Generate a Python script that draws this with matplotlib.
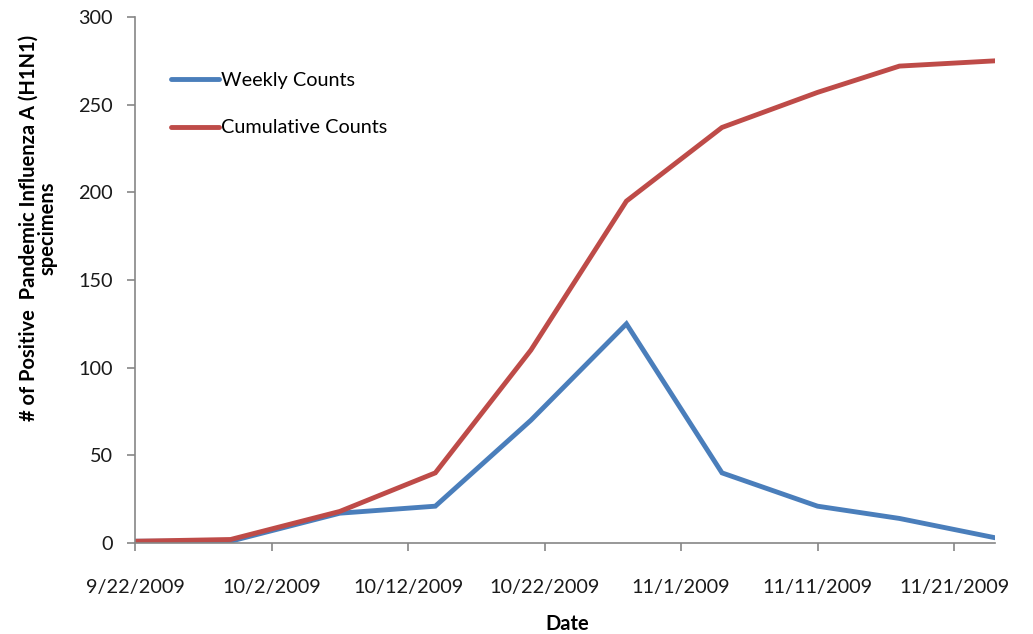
import matplotlib
matplotlib.use("Agg")
import matplotlib.pyplot as plt
from datetime import datetime

# data
dates = ["2009-09-22", "2009-09-29", "2009-10-07", "2009-10-14", "2009-10-21",
         "2009-10-28", "2009-11-04", "2009-11-11", "2009-11-17", "2009-11-24"]
weekly = [1, 1, 17, 21, 70, 125, 40, 21, 14, 3]
cumulative = [1, 2, 18, 40, 110, 195, 237, 257, 272, 275]
tick_dates = ["2009-09-22", "2009-10-02", "2009-10-12", "2009-10-22",
              "2009-11-01", "2009-11-11", "2009-11-21"]
tick_labels = ["9/22/2009", "10/2/2009", "10/12/2009", "10/22/2009",
               "11/1/2009", "11/11/2009", "11/21/2009"]
y_ticks = [0, 50, 100, 150, 200, 250, 300]

x = [datetime.strptime(d, "%Y-%m-%d") for d in dates]
xt = [datetime.strptime(d, "%Y-%m-%d") for d in tick_dates]

plt.rcParams["font.family"] = ["Lato", "DejaVu Sans"]

W, H = 1033, 634
fig = plt.figure(figsize=(W / 100, H / 100), dpi=100)
ax = fig.add_axes([135 / W, 1 - 543 / H, 860 / W, 526 / H])

ax.plot(x, weekly, color="#4A7EBB", lw=3.5, solid_capstyle="round",
        solid_joinstyle="miter", label="Weekly Counts")
ax.plot(x, cumulative, color="#BE4B48", lw=3.5, solid_capstyle="round",
        solid_joinstyle="miter", label="Cumulative Counts")

ax.set_xlim(datetime(2009, 9, 22), datetime(2009, 11, 24))
ax.set_ylim(0, 300)
ax.set_yticks(y_ticks)
ax.set_xticks(xt)
ax.set_xticklabels(tick_labels)

for s in ["top", "right"]:
    ax.spines[s].set_visible(False)
for s in ["left", "bottom"]:
    ax.spines[s].set_color("#868686")
    ax.spines[s].set_linewidth(1.2)
ax.tick_params(axis="both", colors="#868686", labelcolor="#1a1a1a",
               labelsize=14.3, length=6, width=1.2, direction="out")
ax.tick_params(axis="x", pad=20)
ax.tick_params(axis="y", pad=10)

fig.text(567 / W, 1 - 624 / H, "Date", fontsize=14.5, fontweight="bold",
         ha="center", va="center")
fig.text(38 / W, 1 - 228 / H,
         "# of Positive  Pandemic Influenza A (H1N1)\nspecimens",
         fontsize=14.5, fontweight="bold", rotation=90, ha="center",
         va="center", multialignment="center", linespacing=0.95)

ax.legend(loc="upper left", bbox_to_anchor=(0.021, 0.93), frameon=False,
          fontsize=14.3, handlelength=2.4, handletextpad=0.1,
          labelspacing=1.55)

fig.savefig("out.png", dpi=100)
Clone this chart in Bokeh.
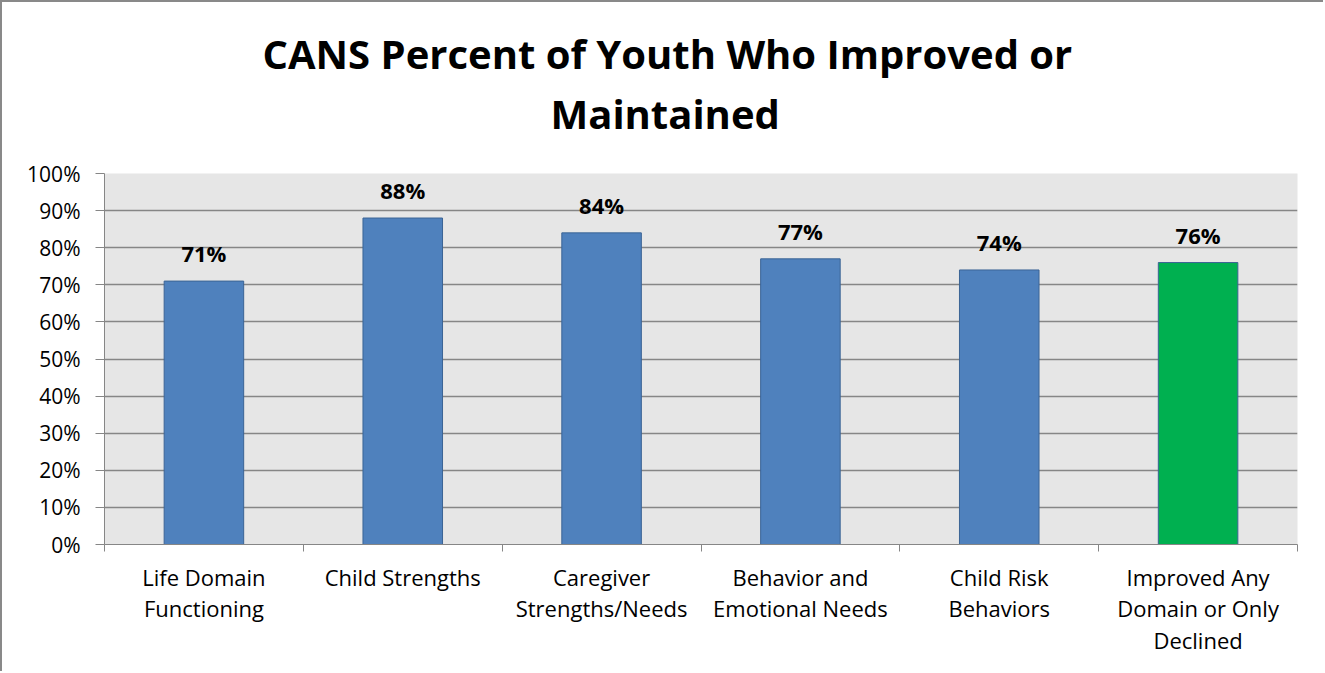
from bokeh.plotting import figure
from bokeh.models import Range1d, FixedTicker, ColumnDataSource, Title
from bokeh.core.properties import value
from bokeh.embed import file_html
from bokeh.resources import INLINE

categories = ["Life Domain\nFunctioning", "Child Strengths", "Caregiver\nStrengths/Needs",
              "Behavior and\nEmotional Needs", "Child Risk\nBehaviors",
              "Improved Any\nDomain or Only\nDeclined"]
values = [71, 88, 84, 77, 74, 76]
value_labels = ["71%", "88%", "84%", "77%", "74%", "76%"]
bar_colors = ["#4F81BD", "#4F81BD", "#4F81BD", "#4F81BD", "#4F81BD", "#00B050"]
y_ticks = [0, 10, 20, 30, 40, 50, 60, 70, 80, 90, 100]
y_tick_labels = ["0%", "10%", "20%", "30%", "40%", "50%", "60%", "70%", "80%", "90%", "100%"]
title_lines = ["CANS Percent of Youth Who Improved or", "Maintained"]

FONT = "Open Sans"
n = len(categories)
xs = [i + 0.5 for i in range(n)]
source = ColumnDataSource(dict(x=xs, top=values, color=bar_colors, label=value_labels))

p = figure(width=1323, height=671, output_backend="svg", toolbar_location=None,
           x_range=Range1d(0, n), y_range=Range1d(0, 100), title=None,
           min_border_left=102, min_border_right=28, min_border_top=171, min_border_bottom=129,
           background_fill_color="#E6E6E6", border_fill_color="white",
           styles={"border-left": "2px solid #898989", "border-top": "2px solid #898989"})
p.outline_line_color = None

# title: two stacked lines, the one added first sits next to the plot
title_offsets = [446, 158]      # left offsets (px from plot frame) of "Maintained" and line 1
title_standoffs = [61, -54]
for line, off, so in zip(reversed(title_lines), title_offsets, title_standoffs):
    t = Title(text=line, align="left", vertical_align="top", text_font=FONT,
              text_font_style="bold", text_font_size="40px", text_color="black",
              offset=off, standoff=so)
    p.add_layout(t, "above")

p.vbar(x="x", top="top", width=0.4, bottom=0, source=source,
       fill_color="color", line_color="#3B6495", line_width=1)
p.text(x="x", y="top", text="label", source=source, y_offset=-13,
       text_align="center", text_baseline="bottom",
       text_font=value(FONT), text_font_style="bold", text_font_size="22px", text_color="black")

# y axis
p.yaxis.ticker = FixedTicker(ticks=y_ticks)
p.yaxis.major_label_overrides = {t: l for t, l in zip(y_ticks, y_tick_labels)}
p.yaxis.major_label_text_font = FONT
p.yaxis.major_label_text_font_size = "21px"
p.yaxis.major_label_text_color = "black"
p.yaxis.axis_line_color = "#868686"
p.yaxis.major_tick_line_color = "#868686"
p.yaxis.major_tick_out = 9
p.yaxis.major_tick_in = 0
p.yaxis.minor_tick_line_color = None
p.yaxis.major_label_standoff = 15

# x axis: labels at centres, tick marks at boundaries (as minor ticks)
p.xaxis.ticker = FixedTicker(ticks=xs, minor_ticks=list(range(n + 1)))
p.xaxis.major_label_overrides = {x: c for x, c in zip(xs, categories)}
p.xaxis.major_label_text_font = FONT
p.xaxis.major_label_text_font_size = "22px"
p.xaxis.major_label_text_color = "black"
p.xaxis.major_label_text_line_height = 1.05
p.xaxis.axis_line_color = "#868686"
p.xaxis.major_tick_line_color = None
p.xaxis.minor_tick_line_color = "#868686"
p.xaxis.minor_tick_out = 7
p.xaxis.minor_tick_in = 0
p.xaxis.major_label_standoff = 10

p.xgrid.grid_line_color = None
p.ygrid.grid_line_color = "#868686"
p.ygrid.grid_line_width = 1.5

open("out.html", "w").write(file_html(p, INLINE))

^^^^^^^^^^^^^^^^

- [Task to carry out]
Gather every line from the listing above in which the word "chart" appears.

- [Output]
Clone this chart in Bokeh.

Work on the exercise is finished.